One in five consumers on the federal health insurance website will find only one insurer with offerings next year, the administration said.

One positive outcome can be attributed to the law: it has cut the number of Americans living without insurance. Still, the main question supporters of the law will have to answer centers on sustainability: is the health system that Obamacare establishes something that can last as it is currently constituted? Escalating costs are at the root of Obamacare’s woes, and any attempted reforms simply have to address rising costs first. As we’ve repeatedly argued, harnessing the potential of the information revolution is the best way to do so.

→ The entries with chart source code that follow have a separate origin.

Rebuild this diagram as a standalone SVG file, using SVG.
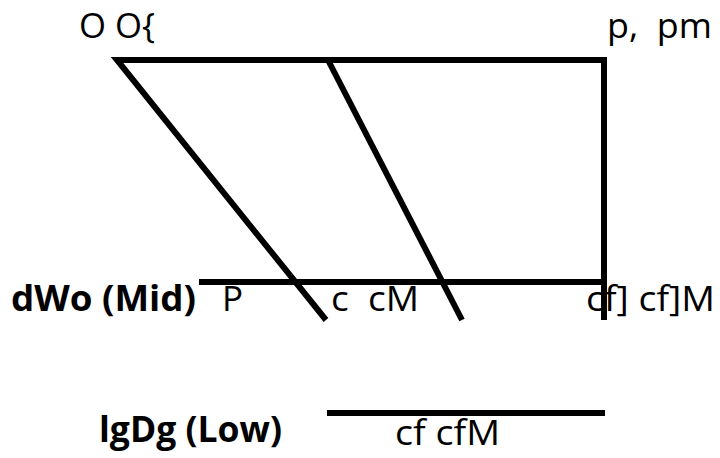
<svg xmlns="http://www.w3.org/2000/svg" width="720" height="458" viewBox="0 0 720 458">
  <style>
    .t { font-family: "Open Sans", "Liberation Sans", sans-serif; font-size: 35px; fill: #000; white-space: pre; }
    .b { font-weight: bold; font-size: 36px; }
    .ln { stroke: #000; stroke-width: 6; fill: none; stroke-linejoin: miter; stroke-linecap: butt; }
  </style>
  <rect width="720" height="458" fill="#fff"/>
  <g id="labels">
    <text class="t" x="79" y="38" textLength="76" lengthAdjust="spacingAndGlyphs">O O{</text>
    <text class="t" x="607" y="38" textLength="105" lengthAdjust="spacingAndGlyphs" xml:space="preserve">p,  pm</text>
    <text class="t b" x="11" y="311" textLength="185" lengthAdjust="spacingAndGlyphs">dWo (Mid)</text>
    <text class="t" x="222" y="311">P</text>
    <text class="t" x="331" y="311" textLength="88" lengthAdjust="spacingAndGlyphs" xml:space="preserve">c  cM</text>
    <text class="t" x="586" y="311" textLength="129" lengthAdjust="spacingAndGlyphs">cf] cf]M</text>
    <text class="t b" x="99" y="442" textLength="183" lengthAdjust="spacingAndGlyphs">lgDg (Low)</text>
    <text class="t" x="395" y="445" textLength="105" lengthAdjust="spacingAndGlyphs">cf cfM</text>
  </g>
  <g id="connectors">
    <polyline class="ln" points="326,320 117,60 604,60 604,320"/>
    <line class="ln" x1="328" y1="60" x2="462" y2="320"/>
    <line class="ln" x1="199" y1="282" x2="604" y2="282"/>
    <line class="ln" x1="327" y1="413" x2="605" y2="413"/>
  </g>
</svg>
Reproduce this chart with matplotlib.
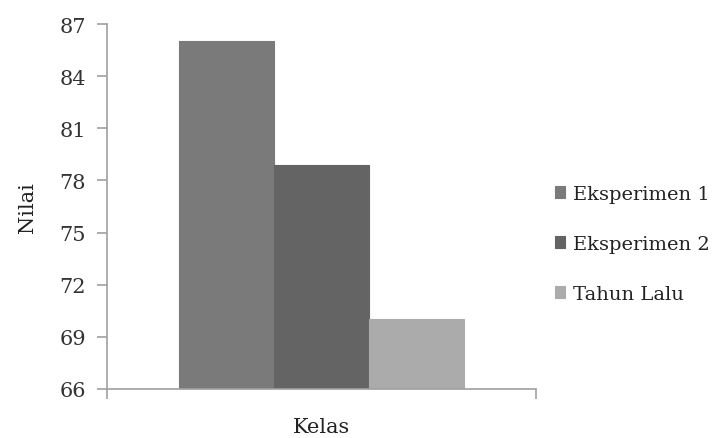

Unfortunately, at this point it doesn’t seem that this is the way things will go. With Donald Trump behind with two weeks to go, Democrats are turning their eyes to single-payer solutions, like the one being bandied around in Colorado (h/t Tyler Cowen):

Amendment 69 would alter the state’s constitution to create a single-payer health system known as ColoradoCare. The idea is to replace premiums with tax dollars, and coverage for residents will allegedly include prescription drugs, hospitalization and more. Paying for this entitlement requires a cool $25 billion tax increase, which is about equal to the state’s $27 billion budget. Colorado would introduce a 10% payroll tax and also hit investment income, and that’s for starters. California would look like the Cayman Islands by tax comparison.

Every other detail is left to the discretion of a 21-member panel. The board of trustees would determine what benefits are offered—say, whether your pricey cancer drug makes the cut. The board would also set reimbursement rates for doctors and hospitals, as well as patient co-payments.

The ballot initiative is currently not popular—the eye-watering tax bill probably has something to do with that—but make no mistake: this is the direction many in the Democratic party want to take things.